-- BEGIN INFORMATION SUPPLIED --

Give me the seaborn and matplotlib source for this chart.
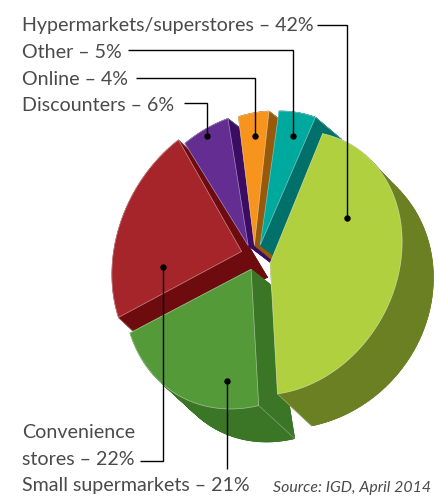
import numpy as np
import matplotlib
matplotlib.use("Agg")
import matplotlib.pyplot as plt
from matplotlib.patches import Polygon
import seaborn as sns

# Grocery channel shares, clockwise from the largest slice
channels = ["Hypermarkets/superstores", "Small supermarkets", "Convenience stores",
            "Discounters", "Online", "Other"]
shares = [42, 21, 22, 6, 4, 5]

face_colours = ["#B0D03F", "#549A38", "#A6252B", "#642D91", "#F7941E", "#00A99D"]
side_colours = ["#6B8023", "#3B7526", "#6E0B0E", "#3A0C63", "#99590A", "#00716A"]

# Per-slice layout: rotation (deg), radius scale, rim bulge, extra shift (px)
slice_rotation = [-1.5, -1.5, -2.0, -4.0, -2.0, 0.0]
slice_scale = [1.0, 1.04, 1.06, 1.0, 1.0, 1.0]
slice_bulge = [0.08, 0.0, 0.0, 0.0, 0.0, 0.0]
slice_shift = [(1, 4), (3, -2), (-2, -3), (-4, 1), (-2, 2), (0, 2)]

# Extrusion per slice: offset at apex, offset at rim, shear of the far rim
no_shear = [[0, 0], [0, 0]]
extrusion = [((13.2, 28.3), (13.2, 28.3), [[0.150, 0.152], [-0.088, 0.033]]),
             ((19, 15), (36, 33), no_shear),
             ((26, 26), (15, 14), no_shear),
             ((25, 19), (13, 10), no_shear),
             ((22, 18), (14, 11), no_shear),
             ((20, 15), (26, 22), no_shear)]
side_order = [2, 3, 4, 5, 1, 0]
face_order = [2, 3, 4, 5, 1, 0]

sns.set_theme(style="white")
plt.rcParams["font.family"] = ["Lato", "DejaVu Sans"]

fig = plt.figure(figsize=(4.38, 4.98), dpi=100)
ax = fig.add_axes([0, 0, 1, 1])
ax.set_xlim(0, 438)
ax.set_ylim(498, 0)
ax.axis("off")

# Tilted pie: an ellipse rotated away from vertical
centre = np.array([256.0, 258.0])
semi_a, semi_b = 140.0, 116.0
alpha = np.radians(30)
u = np.array([np.sin(alpha), -np.cos(alpha)])
v = np.array([np.cos(alpha), np.sin(alpha)])
explode = 0.11


def ellipse(rel_deg):
    r = np.radians(np.atleast_1d(rel_deg))
    return semi_a * np.cos(r)[:, None] * u + semi_b * np.sin(r)[:, None] * v


edges = -8 + np.concatenate([[0], np.cumsum(shares)]) * 3.6

slices = []
for i in range(len(shares)):
    t = np.linspace(edges[i], edges[i + 1], 80) + slice_rotation[i]
    mid = (edges[i] + edges[i + 1]) / 2
    apex = centre + explode * ellipse(mid)[0] + np.array(slice_shift[i], float)
    swell = 1 + slice_bulge[i] * np.sin(np.linspace(0, np.pi, len(t)))[:, None]
    rim = apex + slice_scale[i] * swell * ellipse(t)
    outline = np.vstack([apex, rim])
    off_a, off_r, shear = extrusion[i]
    off_a, off_r = np.array(off_a, float), np.array(off_r, float)
    frac = np.r_[0.0, np.ones(len(rim))][:, None]
    back = outline + off_a + frac * (off_r - off_a) + (outline - apex) @ np.array(shear, float).T
    slices.append((outline, back))

# Extruded sides first, then the top faces over them
for i in side_order:
    outline, back = slices[i]
    colour = side_colours[i]
    n = len(outline)
    for j in range(n):
        k = (j + 1) % n
        ax.add_patch(Polygon([outline[j], outline[k], back[k], back[j]], closed=True,
                             fc=colour, ec=colour, lw=0.4, zorder=2))
    ax.add_patch(Polygon(back, closed=True, fc=colour, ec=colour, lw=0.4, zorder=2))
    for corner in (1, n - 1):
        ax.plot([outline[corner, 0], back[corner, 0]], [outline[corner, 1], back[corner, 1]],
                color="white", alpha=0.35, lw=0.5, zorder=2)

for i in face_order:
    outline, _ = slices[i]
    ax.add_patch(Polygon(outline, closed=True, fc=face_colours[i],
                         ec="#ffffff80", lw=0.5, zorder=3))

# Leader lines with their end dots
leaders = [([317, 347, 347], [24.5, 24.5, 218]),
           ([128, 292.5, 292.5], [49.5, 49.5, 136]),
           ([136, 254.5, 254.5], [78, 78, 136]),
           ([184, 207, 207], [103, 103, 136]),
           ([140, 163, 163], [461, 461, 267]),
           ([227, 227], [469, 381])]
for xs, ys in leaders:
    ax.plot(xs, ys, color="black", lw=1.0, zorder=4, solid_joinstyle="miter",
            solid_capstyle="butt")
    ax.plot(xs[-1], ys[-1], "o", color="black", ms=4.6, mew=0, zorder=5)

# Label lines
text_colour = "#4a4a4a"
label_size = 14.1
labels = [(22, 31, "Hypermarkets/superstores \u2013 42%"),
          (22, 58, "Other \u2013 5%"),
          (22, 85, "Online \u2013 4%"),
          (22, 111, "Discounters \u2013 6%"),
          (22, 438, "Convenience"),
          (22, 465, "stores \u2013 22%"),
          (22, 491, "Small supermarkets \u2013 21%")]
for x, y, s in labels:
    ax.text(x, y, s, fontsize=label_size, color=text_colour, fontweight="normal",
            va="baseline", ha="left", zorder=6)
ax.text(273, 492, "Source: IGD, April 2014", fontsize=11.4, style="italic",
        color=text_colour, fontweight="normal", va="baseline", ha="left", zorder=6)

fig.savefig("out.png", dpi=100, facecolor="white")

-- END INFORMATION SUPPLIED --

Copy every line of the data word for word, omitting the images.

Give me the seaborn and matplotlib source for this chart.
import numpy as np
import matplotlib
matplotlib.use("Agg")
import matplotlib.pyplot as plt
from matplotlib.patches import Polygon
import seaborn as sns

# Grocery channel shares, clockwise from the largest slice
channels = ["Hypermarkets/superstores", "Small supermarkets", "Convenience stores",
            "Discounters", "Online", "Other"]
shares = [42, 21, 22, 6, 4, 5]

face_colours = ["#B0D03F", "#549A38", "#A6252B", "#642D91", "#F7941E", "#00A99D"]
side_colours = ["#6B8023", "#3B7526", "#6E0B0E", "#3A0C63", "#99590A", "#00716A"]

# Per-slice layout: rotation (deg), radius scale, rim bulge, extra shift (px)
slice_rotation = [-1.5, -1.5, -2.0, -4.0, -2.0, 0.0]
slice_scale = [1.0, 1.04, 1.06, 1.0, 1.0, 1.0]
slice_bulge = [0.08, 0.0, 0.0, 0.0, 0.0, 0.0]
slice_shift = [(1, 4), (3, -2), (-2, -3), (-4, 1), (-2, 2), (0, 2)]

# Extrusion per slice: offset at apex, offset at rim, shear of the far rim
no_shear = [[0, 0], [0, 0]]
extrusion = [((13.2, 28.3), (13.2, 28.3), [[0.150, 0.152], [-0.088, 0.033]]),
             ((19, 15), (36, 33), no_shear),
             ((26, 26), (15, 14), no_shear),
             ((25, 19), (13, 10), no_shear),
             ((22, 18), (14, 11), no_shear),
             ((20, 15), (26, 22), no_shear)]
side_order = [2, 3, 4, 5, 1, 0]
face_order = [2, 3, 4, 5, 1, 0]

sns.set_theme(style="white")
plt.rcParams["font.family"] = ["Lato", "DejaVu Sans"]

fig = plt.figure(figsize=(4.38, 4.98), dpi=100)
ax = fig.add_axes([0, 0, 1, 1])
ax.set_xlim(0, 438)
ax.set_ylim(498, 0)
ax.axis("off")

# Tilted pie: an ellipse rotated away from vertical
centre = np.array([256.0, 258.0])
semi_a, semi_b = 140.0, 116.0
alpha = np.radians(30)
u = np.array([np.sin(alpha), -np.cos(alpha)])
v = np.array([np.cos(alpha), np.sin(alpha)])
explode = 0.11


def ellipse(rel_deg):
    r = np.radians(np.atleast_1d(rel_deg))
    return semi_a * np.cos(r)[:, None] * u + semi_b * np.sin(r)[:, None] * v


edges = -8 + np.concatenate([[0], np.cumsum(shares)]) * 3.6

slices = []
for i in range(len(shares)):
    t = np.linspace(edges[i], edges[i + 1], 80) + slice_rotation[i]
    mid = (edges[i] + edges[i + 1]) / 2
    apex = centre + explode * ellipse(mid)[0] + np.array(slice_shift[i], float)
    swell = 1 + slice_bulge[i] * np.sin(np.linspace(0, np.pi, len(t)))[:, None]
    rim = apex + slice_scale[i] * swell * ellipse(t)
    outline = np.vstack([apex, rim])
    off_a, off_r, shear = extrusion[i]
    off_a, off_r = np.array(off_a, float), np.array(off_r, float)
    frac = np.r_[0.0, np.ones(len(rim))][:, None]
    back = outline + off_a + frac * (off_r - off_a) + (outline - apex) @ np.array(shear, float).T
    slices.append((outline, back))

# Extruded sides first, then the top faces over them
for i in side_order:
    outline, back = slices[i]
    colour = side_colours[i]
    n = len(outline)
    for j in range(n):
        k = (j + 1) % n
        ax.add_patch(Polygon([outline[j], outline[k], back[k], back[j]], closed=True,
                             fc=colour, ec=colour, lw=0.4, zorder=2))
    ax.add_patch(Polygon(back, closed=True, fc=colour, ec=colour, lw=0.4, zorder=2))
    for corner in (1, n - 1):
        ax.plot([outline[corner, 0], back[corner, 0]], [outline[corner, 1], back[corner, 1]],
                color="white", alpha=0.35, lw=0.5, zorder=2)

for i in face_order:
    outline, _ = slices[i]
    ax.add_patch(Polygon(outline, closed=True, fc=face_colours[i],
                         ec="#ffffff80", lw=0.5, zorder=3))

# Leader lines with their end dots
leaders = [([317, 347, 347], [24.5, 24.5, 218]),
           ([128, 292.5, 292.5], [49.5, 49.5, 136]),
           ([136, 254.5, 254.5], [78, 78, 136]),
           ([184, 207, 207], [103, 103, 136]),
           ([140, 163, 163], [461, 461, 267]),
           ([227, 227], [469, 381])]
for xs, ys in leaders:
    ax.plot(xs, ys, color="black", lw=1.0, zorder=4, solid_joinstyle="miter",
            solid_capstyle="butt")
    ax.plot(xs[-1], ys[-1], "o", color="black", ms=4.6, mew=0, zorder=5)

# Label lines
text_colour = "#4a4a4a"
label_size = 14.1
labels = [(22, 31, "Hypermarkets/superstores \u2013 42%"),
          (22, 58, "Other \u2013 5%"),
          (22, 85, "Online \u2013 4%"),
          (22, 111, "Discounters \u2013 6%"),
          (22, 438, "Convenience"),
          (22, 465, "stores \u2013 22%"),
          (22, 491, "Small supermarkets \u2013 21%")]
for x, y, s in labels:
    ax.text(x, y, s, fontsize=label_size, color=text_colour, fontweight="normal",
            va="baseline", ha="left", zorder=6)
ax.text(273, 492, "Source: IGD, April 2014", fontsize=11.4, style="italic",
        color=text_colour, fontweight="normal", va="baseline", ha="left", zorder=6)

fig.savefig("out.png", dpi=100, facecolor="white")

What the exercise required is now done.